If a career with the party’s politburo no longer is a fast track to the elite group, it has been replaced by a military background as a way to the top. Among the top 50 figures on the 2006 list, 33 had career military experience, up from 21 in 1994. Of the 33 people, 14 worked with the Ministry of People’s Armed Forces and 10 were from the office of the Joint Chiefs of Staff.
A clear reflection of Mr. Kim’s “military first” policy, that favoritism toward the generals was also reflected in the number of visits he made to military units to boost their morale. Of the 192 site inspections by Mr. Kim in 2002, 34 were visits to military units. Last year, he conducted 104 inspections, and 65 were to meet with soldiers.
“Mr. Kim has emphasized a military-style governance in which the chain of command is clear, and military figures have been favored in his regime,” said Chon Hyun-joon, a senior researcher with the Korea Institute for National Unification.
Working on the National Defense Commission, headed by Mr. Kim, is probably the fastest way to join the power circle in the North these days, because it has taken over a lot of the influence that shifted first from the party politburo to the secretariat. The commission was established in 1972, and currently has seven members, including Mr. Kim, whose title is chairman of the group. After the North’s Constitution was revised in 1998, the commission became the nation’s highest governing body and the office of president, from whence Kim Il Sung governed, was retired.
Jon Byong-ho, for example, is ranked No. 5 on the new elite list (the ranking begins with Kim Jong-il in position No. 1. He is a member of the commission and the party’s military industry department director. He has worked there since 1990, when Kim Jong-il became the commission’s first vice chairman. “The core of the power clearly moved from the Workers Party’s politburo to the National Defense Commission, and the commission is a “must” ticket to punch for success,” said Kim Geun-sik, a North Korea-watcher at Kyungnam University.
Following the footsteps of Kim Jong-il can certainly help an ambitious North Korean’s career. Mr. Kim joined the organization and guidance department of the Workers’ Party in 1964, and worked in the propaganda and agitation bureau, the secretariat and the politburo on his way to the top. In the 1990s, he became the commander-in-chief of the North’s military and the chairman of the National Defense Commission, cementing his control over the military and the party.

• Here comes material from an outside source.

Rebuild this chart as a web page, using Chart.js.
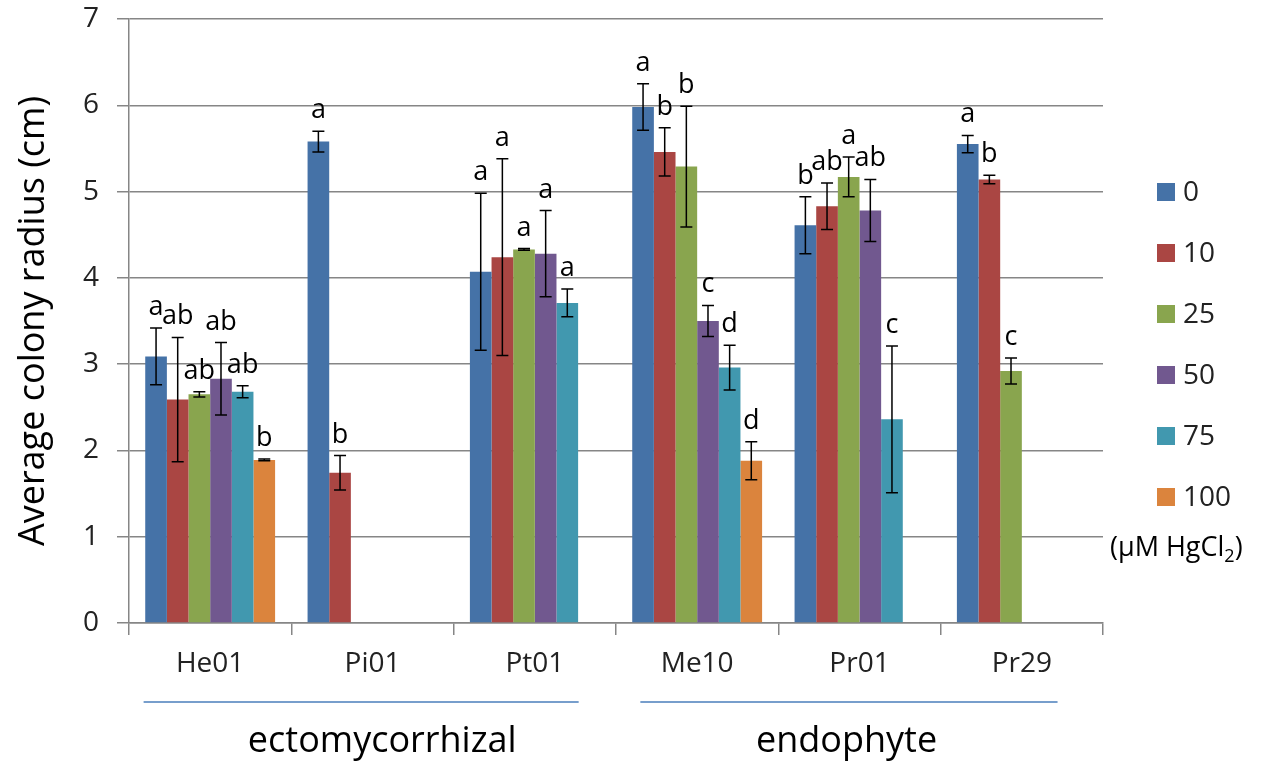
<!DOCTYPE html>
<html>
<head>
<meta charset="utf-8">
<script src="https://cdn.jsdelivr.net/npm/chart.js@4"></script>
<style>
  html, body { margin: 0; padding: 0; background: #fff; }
  #wrap { width: 1261px; height: 763px; }
</style>
</head>
<body>
<div id="wrap"><canvas id="chart" width="1261" height="763"></canvas></div>
<script>
const FONT = '"Open Sans", "Liberation Sans", sans-serif';

const categories = ['He01', 'Pi01', 'Pt01', 'Me10', 'Pr01', 'Pr29'];
const seriesNames = ['0', '10', '25', '50', '75', '100'];
const seriesColors = ['#4572A7', '#AA4643', '#89A54E', '#71588F', '#4198AF', '#DB843D'];

// mean colony radius (cm) per HgCl2 level
const r0   = [3.09, 5.58, 4.07, 5.98, 4.61, 5.55];
const r10  = [2.59, 1.74, 4.24, 5.46, 4.83, 5.14];
const r25  = [2.65, null, 4.33, 5.29, 5.17, 2.92];
const r50  = [2.83, null, 4.28, 3.50, 4.78, null];
const r75  = [2.68, null, 3.71, 2.96, 2.36, null];
const r100 = [1.89, null, null, 1.88, null, null];

// error bar half-lengths
const e0   = [0.33, 0.12, 0.91, 0.27, 0.33, 0.10];
const e10  = [0.72, 0.20, 1.14, 0.28, 0.27, 0.05];
const e25  = [0.03, null, 0.01, 0.70, 0.23, 0.15];
const e50  = [0.42, null, 0.50, 0.18, 0.36, null];
const e75  = [0.07, null, 0.16, 0.26, 0.85, null];
const e100 = [0.01, null, null, 0.22, null, null];

// significance letters
const l0   = ['a', 'a', 'a', 'a', 'b', 'a'];
const l10  = ['ab', 'b', 'a', 'b', 'ab', 'b'];
const l25  = ['ab', null, 'a', 'b', 'a', 'c'];
const l50  = ['ab', null, 'a', 'c', 'ab', null];
const l75  = ['ab', null, 'a', 'd', 'c', null];
const l100 = ['b', null, null, 'd', null, null];

const yTicks = [0, 1, 2, 3, 4, 5, 6, 7];

const groupNames = ['ectomycorrhizal', 'endophyte'];
const groupLineFrom = [-0.41, 2.65];
const groupLineTo = [2.27, 5.22];
const groupLabelAt = [1.06, 3.92];

const values = [r0, r10, r25, r50, r75, r100];
const errors = [e0, e10, e25, e50, e75, e100];
const letters = [l0, l10, l25, l50, l75, l100];

const datasets = seriesNames.map((name, i) => ({
    label: name,
    data: values[i],
    backgroundColor: seriesColors[i],
    borderWidth: 0,
    categoryPercentage: 0.8,
    barPercentage: 1.0
}));

const extras = {
    id: 'extras',
    afterDatasetsDraw(chart) {
        const c = chart.ctx;
        const y = chart.scales.y;
        // error bars + letters
        chart.data.datasets.forEach((ds, i) => {
            const meta = chart.getDatasetMeta(i);
            meta.data.forEach((bar, j) => {
                const v = values[i][j];
                if (v == null) return;
                const e = errors[i][j] || 0;
                const top = y.getPixelForValue(v + e);
                const bot = y.getPixelForValue(v - e);
                c.save();
                c.strokeStyle = '#000';
                c.lineWidth = 1.5;
                c.beginPath();
                c.moveTo(bar.x, top); c.lineTo(bar.x, bot);
                c.moveTo(bar.x - 6, top); c.lineTo(bar.x + 6, top);
                c.moveTo(bar.x - 6, bot); c.lineTo(bar.x + 6, bot);
                c.stroke();
                const t = letters[i][j];
                if (t) {
                    c.fillStyle = '#000';
                    c.font = '27px ' + FONT;
                    c.textAlign = 'center';
                    c.textBaseline = 'alphabetic';
                    c.fillText(t, bar.x, top - 13);
                }
                c.restore();
            });
        });
    },
    afterDraw(chart) {
        const c = chart.ctx;
        const x = chart.scales.x;
        c.save();
        // group lines and names
        groupNames.forEach((g, k) => {
            c.strokeStyle = '#4A7EBB';
            c.lineWidth = 1.5;
            c.beginPath();
            c.moveTo(x.getPixelForValue(groupLineFrom[k]), 702);
            c.lineTo(x.getPixelForValue(groupLineTo[k]), 702);
            c.stroke();
            c.fillStyle = '#000';
            c.font = '36px ' + FONT;
            c.textAlign = 'center';
            c.textBaseline = 'alphabetic';
            c.fillText(g, x.getPixelForValue(groupLabelAt[k]), 752);
        });
        // legend
        c.font = '28px ' + FONT;
        c.textAlign = 'left';
        c.textBaseline = 'middle';
        chart.data.datasets.forEach((ds, i) => {
            const cy = 192 + i * 61;
            c.fillStyle = ds.backgroundColor;
            c.fillRect(1157, cy - 9, 18, 18);
            c.fillStyle = '#222';
            c.fillText(ds.label, 1183, cy + 1);
        });
        // unit note with subscript
        let px = 1110;
        const py = 548;
        c.fillStyle = '#000';
        c.font = '27px ' + FONT;
        const p1 = '(\u00B5M HgCl';
        c.fillText(p1, px, py);
        px += c.measureText(p1).width;
        c.font = '18px ' + FONT;
        c.fillText('2', px, py + 9);
        px += c.measureText('2').width;
        c.font = '27px ' + FONT;
        c.fillText(')', px, py);
        c.restore();
    }
};

new Chart(document.getElementById('chart'), {
    type: 'bar',
    data: { labels: categories, datasets: datasets },
    options: {
        responsive: false,
        animation: false,
        devicePixelRatio: 1,
        layout: { padding: { top: 19, right: 158, left: 0, bottom: 0 } },
        plugins: { legend: { display: false }, tooltip: { enabled: false } },
        scales: {
            x: {
                offset: true,
                grid: {
                    offset: true,
                    drawOnChartArea: false,
                    drawTicks: true,
                    tickLength: 12,
                    color: '#868686',
                    lineWidth: 1.5
                },
                border: { color: '#868686', width: 1.5 },
                ticks: { color: '#222', font: { family: FONT, size: 28 }, padding: 12 },
                afterFit(s) { s.height = 140; s.paddingLeft = 0; s.paddingRight = 0; }
            },
            y: {
                min: 0,
                max: 7,
                afterBuildTicks(s) { s.ticks = yTicks.map(v => ({ value: v })); },
                grid: { color: '#868686', lineWidth: 1.5, tickLength: 12 },
                border: { color: '#868686', width: 1.5 },
                ticks: { color: '#222', font: { family: FONT, size: 28 }, padding: 18 },
                title: {
                    display: true,
                    text: 'Average colony radius (cm)',
                    color: '#000',
                    font: { family: FONT, size: 36 },
                    padding: { top: 12, bottom: 0 }
                },
                afterFit(s) { s.width = 129; s.paddingTop = 0; s.paddingBottom = 0; }
            }
        }
    },
    plugins: [extras]
});
</script>
</body>
</html>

According to the study, many people who have followed Mr. Kim’s career path have joined the North’s power elite. Those who served in the party’s organization and guidance department and the propaganda and agitation department are especially prominent.
Ri Je-gang, for example, followed a career path similar to Mr. Kim’s, and ranks 35th on the list. Mr. Ri participated in a Pyongyang city redevelopment project in the 1980s led by Mr. Kim, and earned the future North Korean leader’s trust. Jang Song-thaek, Mr. Kim’s brother-in-law, worked in the party’s organization and guidance department for 13 years. Kim Kuk-tae, the Workers’ Party secretary, is Mr. Kim’s Kim Il Sung university fellow alumnus, and he also served in the propaganda bureau with Mr. Kim.
The study also showed that there was a clear generational shift in the North’s power circle. During the Kim Il Sung era, an anti-Japanese guerrilla background was a prime resume-polisher for people who wanted to join the elite group. On the 1994 list, for example, seven were partisan fighters, but time has taken its toll. The 2006 list had only one such figure, Jo Myong-rok.
But links to that revolutionary glory are still present. “The children of the partisan fighters are enjoying the status of power elites in the North in their generation,” said Kim Yong-hyun, professor of North Korea studies at Dongguk University. Part of the reason is the educational privileges they were given. Only children of “fighters for the revolution,” a title bestowed on former partisans, are allowed to study at the prestigious Mangyongdae Revolutionary School.
The number of that school’s alumni on the list of the North’s highest-ranking officials grew from 10 in 1994 to 14 last year.